Another highlight of our study was that all the studies selected for data extraction followed a qualitative research approach, with ethnographic or autoethnographic methods predominating. We wonder why quantitative methods have been neglected in the literature, considering the benefits they can have in educational contexts. The decision on the research approach lies essentially in the research question that the researcher asks, and this decision leads to different types of analyses that are sometimes are mutually exclusive.
The results also showed that almost half of the registers were rated as being of medium or low quality, suggesting that researchers need to be trained to develop a robust research methodology and conduct more valid research studies.
All in all, we have received indications that more work is needed in this area to produce reliable studies that can lead to social, political and educational policies. Multiliteracy and multilingualism among adult migrants represent a new perspective in education that needs to be studied scientifically in order to develop tailored policies and measures.

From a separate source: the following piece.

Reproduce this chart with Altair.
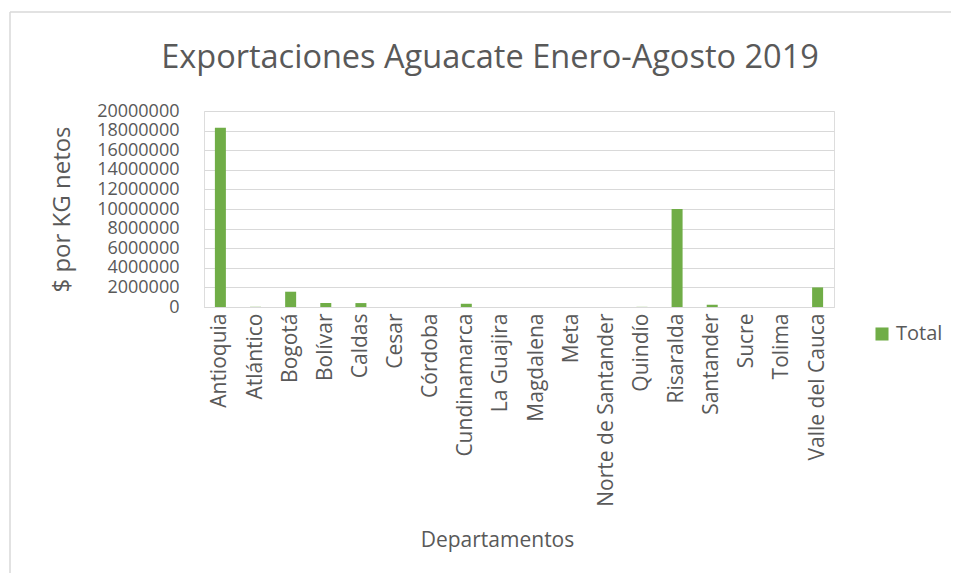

Ávila-López, J., & Espejo-Mohedano, R. (2021). Second language reading and self-efficacy in bilingual and musical instruction. A study of reading ability. International Journal of Bilingual Education and Bilingualism. https://doi.org/10.1080/13670050.2021.2005530
Moher D., Shamseer L., Clarke M., Ghersi D., Liberati A., Petticrew M., Shekelle P., Stewart L.A. (2015). Preferred Reporting Items for Systematic Review and Meta-Analysis Protocols (PRISMA-P) 2015 statement. Syst Rev. 2015;4(1):1. Https//doi: 10.1186/2046-4053-4-1
The New London Group. (1996). A Pedagogy of Multiliteracies: Designing Social Futures. Harvard Educational Review, 66(1), 60–93.